Alastair Cook has given his backing to the England and Wales Cricket Board's controversial plans to introduce a 100-ball competition.
The governing body last week announced their proposal for a brand new format, featuring 15 regular six-ball overs and one 10-ball over, to be used in the new city-based tournament that is set to launch in 2020.
It had been expected the competition would be played using Twenty20 cricket rules, like the highly-popular Indian Premier League and the Big Bash League in Australia, and the ECB's proposal came in for criticism from many quarters.
But former England captain Cook wants to see the format given a chance to see if it can thrive like T20 cricket.
"It's obviously very interesting," the 33-year-old told Sky Sports during a Chance to Shine event in Tunbridge Wells.
"If you went back to 2003 when the ECB first launched T20 cricket, if social media had been around then I'm sure quite a few people would probably have kicked up the same amount of fuss as they have here.
"It's different, it's exciting. How it all works with the County Championship and Test matches and when it's played, a lot of that (planning) is still to be done. But I think it's another interesting step for cricket.
"Cricket has made huge changes over the years and since I've started in 2003 - T20 being one of them. Let's see how it all pans out. Whether I'll be there to play I don't know but I'll certainly be watching it."

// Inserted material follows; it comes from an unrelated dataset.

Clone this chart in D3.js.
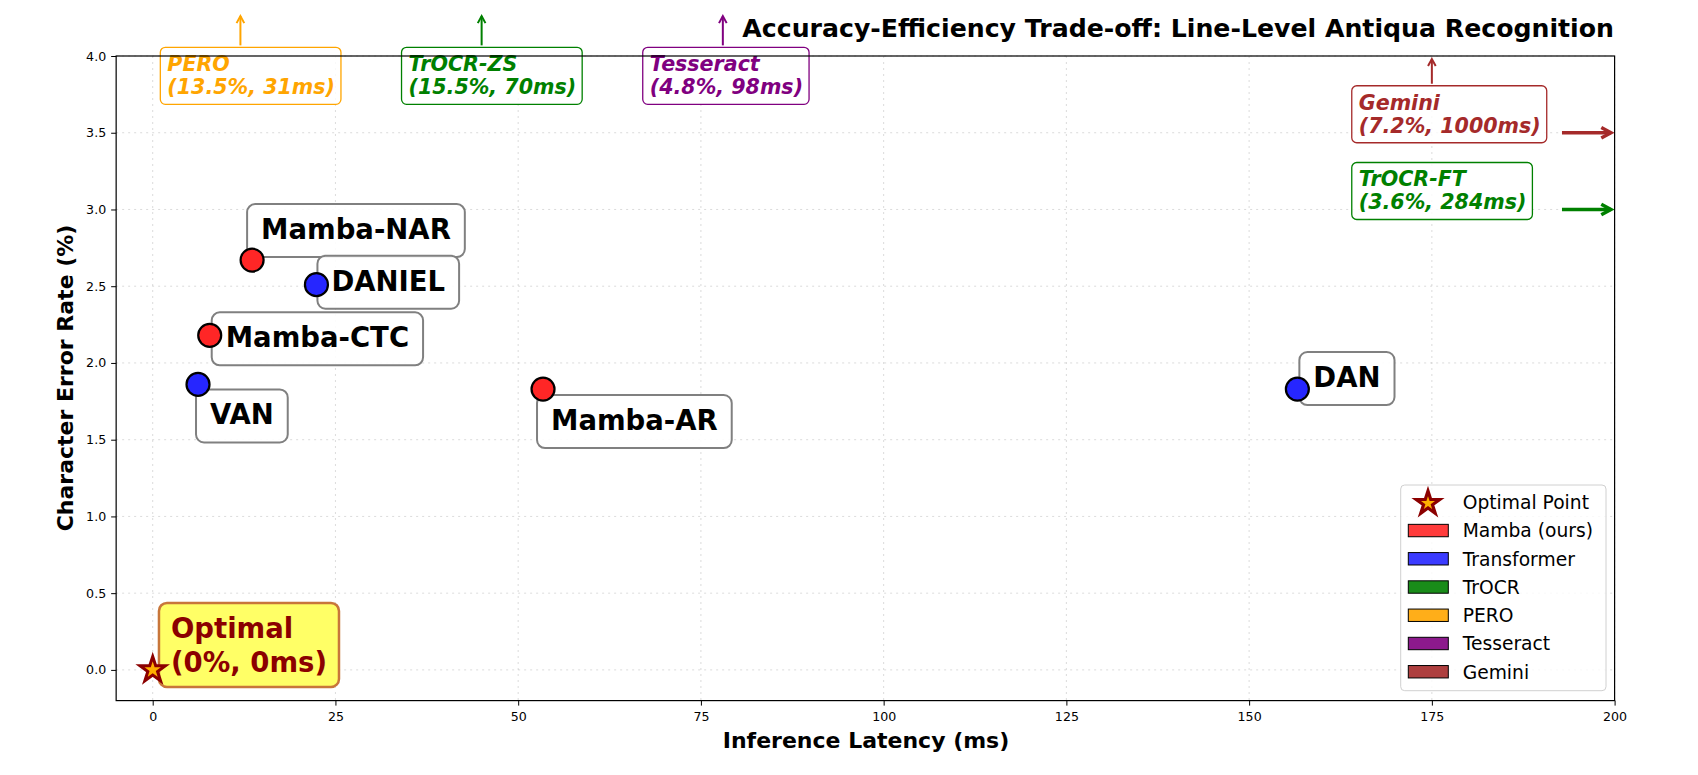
<!DOCTYPE html>
<html>
<head>
<meta charset="utf-8">
<script src="https://cdn.jsdelivr.net/npm/d3@7"></script>
<style>
  body { margin: 0; background: #fff; }
  text { font-family: "DejaVu Sans", sans-serif; }
</style>
</head>
<body>
<div id="chart"></div>
<script>
// models that fit inside the plot
var models  = ["Mamba-NAR", "DANIEL", "Mamba-CTC", "VAN", "Mamba-AR", "DAN"];
var latency = [13.6, 22.4, 7.8, 6.2, 53.4, 156.6];
var cer     = [2.67, 2.51, 2.18, 1.86, 1.83, 1.83];
var family  = ["Mamba", "Transformer", "Mamba", "Transformer", "Mamba", "Transformer"];

// models outside the plot range (shown with arrows)
var farNames   = ["PERO", "TrOCR-ZS", "Tesseract", "Gemini", "TrOCR-FT"];
var farCer     = [13.5, 15.5, 4.8, 7.2, 3.6];
var farLatency = [31, 70, 98, 1000, 284];
var farFamily  = ["PERO", "TrOCR", "Tesseract", "Gemini", "TrOCR"];

var legendNames = ["Mamba (ours)", "Transformer", "TrOCR", "PERO", "Tesseract", "Gemini"];
var legendKeys  = ["Mamba", "Transformer", "TrOCR", "PERO", "Tesseract", "Gemini"];
var xTicks = [0, 25, 50, 75, 100, 125, 150, 175, 200];
var yTicks = [0, 0.5, 1, 1.5, 2, 2.5, 3, 3.5, 4];

var colors = {
    Mamba: "#ff2626", Transformer: "#2626ff", TrOCR: "#008000",
    PERO: "#ffa500", Tesseract: "#800080", Gemini: "#a52a2a"
};

// label placement (pixel offsets from the point)
var labelOffset = [[9, -21], [15, 6], [16, 12], [12, 40], [8, 41], [16, -2]];
// where the arrows of the off-chart models go (data units)
var farLayout = [
    {tx: 2,   ty: 3.75, up: 12,  upTip: 4.26},
    {tx: 35,  ty: 3.75, up: 45,  upTip: 4.26},
    {tx: 68,  ty: 3.75, up: 78,  upTip: 4.26},
    {tx: 165, ty: 3.5,  up: 175, upTip: 3.98, right: 3.5},
    {tx: 165, ty: 3.0,  right: 3.0}
];

var W = 1698, H = 775;
var svg = d3.select("#chart").append("svg")
    .attr("width", W)
    .attr("height", H);

var x = d3.scaleLinear().domain([-5, 200]).range([116.15, 1614.6]);
var y = d3.scaleLinear().domain([-0.2, 4.0]).range([700.6, 56]);

// grid
var grid = svg.append("g");
grid.selectAll(".gx").data(xTicks).enter().append("line")
    .attr("x1", function(d) { return x(d); })
    .attr("x2", function(d) { return x(d); })
    .attr("y1", y(4.0)).attr("y2", y(-0.2))
    .style("stroke", "#b0b0b0").style("stroke-opacity", 0.45)
    .style("stroke-dasharray", "2,4");
grid.selectAll(".gy").data(yTicks).enter().append("line")
    .attr("y1", function(d) { return y(d); })
    .attr("y2", function(d) { return y(d); })
    .attr("x1", x(-5)).attr("x2", x(200))
    .style("stroke", "#b0b0b0").style("stroke-opacity", 0.45)
    .style("stroke-dasharray", "2,4");

// model labels with boxes
var labels = svg.append("g");
models.forEach(function(name, i) {
    var px = x(latency[i]) + labelOffset[i][0];
    var py = y(cer[i]) + labelOffset[i][1];
    var g = labels.append("g");
    var rect = g.append("rect");
    var t = g.append("text")
        .attr("x", px).attr("y", py)
        .style("font-size", "27.5px")
        .style("font-weight", "bold")
        .style("fill", "black")
        .text(name);
    var w = t.node().getComputedTextLength();
    rect.attr("x", px - 14).attr("y", py - 35)
        .attr("width", w + 28).attr("height", 53)
        .attr("rx", 8)
        .style("fill", "white").style("fill-opacity", 0.9)
        .style("stroke", "#808080").style("stroke-width", 2);
});

// arrow helper
function arrow(g, x1, y1, x2, y2, color, lw, head) {
    g.append("line")
        .attr("x1", x1).attr("y1", y1).attr("x2", x2).attr("y2", y2)
        .style("stroke", color).style("stroke-width", lw);
    var a = Math.atan2(y2 - y1, x2 - x1);
    var p = [
        [x2 - head * Math.cos(a - 0.5), y2 - head * Math.sin(a - 0.5)],
        [x2, y2],
        [x2 - head * Math.cos(a + 0.5), y2 - head * Math.sin(a + 0.5)]
    ];
    g.append("path")
        .attr("d", d3.line()(p))
        .style("fill", "none").style("stroke", color)
        .style("stroke-width", lw).style("stroke-linejoin", "miter");
}

// off-chart annotations
var far = svg.append("g");
farNames.forEach(function(name, i) {
    var L = farLayout[i];
    var c = colors[farFamily[i]];
    var g = far.append("g");
    var bx = x(L.tx), by2 = y(L.ty), by1 = by2 - 23;
    var rect = g.append("rect");
    var t1 = g.append("text").attr("x", bx).attr("y", by1).text(name);
    var t2 = g.append("text").attr("x", bx).attr("y", by2)
        .text("(" + farCer[i] + "%, " + farLatency[i] + "ms)");
    [t1, t2].forEach(function(t) {
        t.style("font-size", "20.6px").style("font-weight", "bold")
         .style("font-style", "italic").style("fill", c);
    });
    var w = Math.max(t1.node().getComputedTextLength(), t2.node().getComputedTextLength());
    rect.attr("x", bx - 7).attr("y", by1 - 24)
        .attr("width", w + 13).attr("height", by2 - by1 + 34)
        .attr("rx", 5)
        .style("fill", "white").style("fill-opacity", 0.8)
        .style("stroke", c).style("stroke-width", 1.3);
    if (L.up !== undefined) {
        arrow(g, x(L.up), by1 - 26, x(L.up), y(L.upTip), c, 2, 8);
    }
    if (L.right !== undefined) {
        arrow(g, x(192.8), y(L.right), x(199.5), y(L.right), c, 3.5, 11);
    }
});

// optimal point annotation
var opt = svg.append("g");
var ox = x(2.5), oy2 = y(0) + 2, oy1 = oy2 - 34;
var orect = opt.append("rect");
var o1 = opt.append("text").attr("x", ox).attr("y", oy1).text("Optimal");
var o2 = opt.append("text").attr("x", ox).attr("y", oy2).text("(0%, 0ms)");
[o1, o2].forEach(function(t) {
    t.style("font-size", "27.5px").style("font-weight", "bold").style("fill", "#8b0000");
});
var ow = Math.max(o1.node().getComputedTextLength(), o2.node().getComputedTextLength());
orect.attr("x", ox - 12).attr("y", oy1 - 35)
    .attr("width", ow + 24).attr("height", oy2 - oy1 + 50)
    .attr("rx", 8)
    .style("fill", "#ffff66").style("stroke", "#c8763a").style("stroke-width", 2.5);

// points
svg.append("g").selectAll("circle")
    .data(models)
    .enter().append("circle")
    .attr("cx", function(d, i) { return x(latency[i]); })
    .attr("cy", function(d, i) { return y(cer[i]); })
    .attr("r", 11.5)
    .style("fill", function(d, i) { return colors[family[i]]; })
    .style("stroke", "black")
    .style("stroke-width", 2.2);

// optimal star
var star = d3.symbol().type(d3.symbolStar).size(200);
svg.append("path")
    .attr("d", star())
    .attr("transform", "translate(" + x(0) + "," + y(0) + ")")
    .style("fill", "#ffb000").style("stroke", "#8b0000").style("stroke-width", 3)
    .style("stroke-linejoin", "miter");

// frame
svg.append("rect")
    .attr("x", x(-5)).attr("y", y(4.0))
    .attr("width", x(200) - x(-5)).attr("height", y(-0.2) - y(4.0))
    .style("fill", "none").style("stroke", "black").style("stroke-width", 1.2);

// axes
var xAxis = svg.append("g")
    .attr("transform", "translate(0," + y(-0.2) + ")")
    .call(d3.axisBottom(x).tickValues(xTicks).tickSize(5).tickPadding(6).tickSizeOuter(0));
var yAxis = svg.append("g")
    .attr("transform", "translate(" + x(-5) + ",0)")
    .call(d3.axisLeft(y).tickValues(yTicks).tickFormat(d3.format(".1f")).tickSize(5).tickPadding(5).tickSizeOuter(0));
[xAxis, yAxis].forEach(function(a) {
    a.select(".domain").remove();
    a.selectAll("text").style("font-size", "12.6px").style("font-family", "DejaVu Sans").style("fill", "black");
    a.selectAll("line").style("stroke", "black").style("stroke-width", 1);
});

svg.append("text")
    .attr("x", 866).attr("y", 748)
    .attr("text-anchor", "middle")
    .style("font-size", "22px").style("font-weight", "bold")
    .text("Inference Latency (ms)");
svg.append("text")
    .attr("transform", "translate(73,378) rotate(-90)")
    .attr("text-anchor", "middle")
    .style("font-size", "22px").style("font-weight", "bold")
    .text("Character Error Rate (%)");

// title
svg.append("text")
    .attr("x", 1614).attr("y", 37.3)
    .attr("text-anchor", "end")
    .style("font-size", "25.2px").style("font-weight", "bold")
    .text("Accuracy-Efficiency Trade-off: Line-Level Antiqua Recognition");

// legend
var leg = svg.append("g");
leg.append("rect")
    .attr("x", 1400.7).attr("y", 485)
    .attr("width", 205.3).attr("height", 205.7)
    .attr("rx", 4)
    .style("fill", "white").style("fill-opacity", 0.8)
    .style("stroke", "#d0d0d0").style("stroke-width", 1);
var rowY = function(i) { return 502.3 + i * 28.24; };
leg.append("path")
    .attr("d", d3.symbol().type(d3.symbolStar).size(170)())
    .attr("transform", "translate(1428," + (rowY(0) + 1) + ")")
    .style("fill", "#ffb000").style("stroke", "#8b0000").style("stroke-width", 3.2);
leg.append("text")
    .attr("x", 1462.7).attr("y", rowY(0) + 6.8)
    .style("font-size", "18.7px")
    .text("Optimal Point");
legendNames.forEach(function(name, i) {
    leg.append("rect")
        .attr("x", 1408.3).attr("y", rowY(i + 1) - 6.2)
        .attr("width", 40).attr("height", 12.4)
        .style("fill", colors[legendKeys[i]]).style("fill-opacity", 0.9)
        .style("stroke", "black").style("stroke-width", 1);
    leg.append("text")
        .attr("x", 1462.7).attr("y", rowY(i + 1) + 6.8)
        .style("font-size", "18.7px")
        .text(name);
});
</script>
</body>
</html>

Cook's more immediate future will be spent trying to return to form for county side Essex ahead of England's Test series with Pakistan, which starts in May.
Cook struggled over the winter, with 244 of his 376 runs in the Ashes defeat to Australia coming in one innings in Melbourne, before making scores of five, two, two and 14 in a series loss in New Zealand.
And the opener is aware he needs to return to form to keep his place in the team.
He said: "It's never good when you lose the Ashes and then you lose the next series. I didn't score enough runs. I had quite a good game in Melbourne but apart from that I was pretty poor.
"I think if you play a long time, unless you're Don Bradman - which I'm certainly not - you have those periods in your career where run-making is harder than other periods.
"I think it was one of those winters where things didn't quite click. It can happen against the best bowlers in the world at the top of the order.
"The hunger's still there, the desire's still there. No one has a God-given right to play for England, you've got to score the runs to justify your place and I'm no different to anyone else."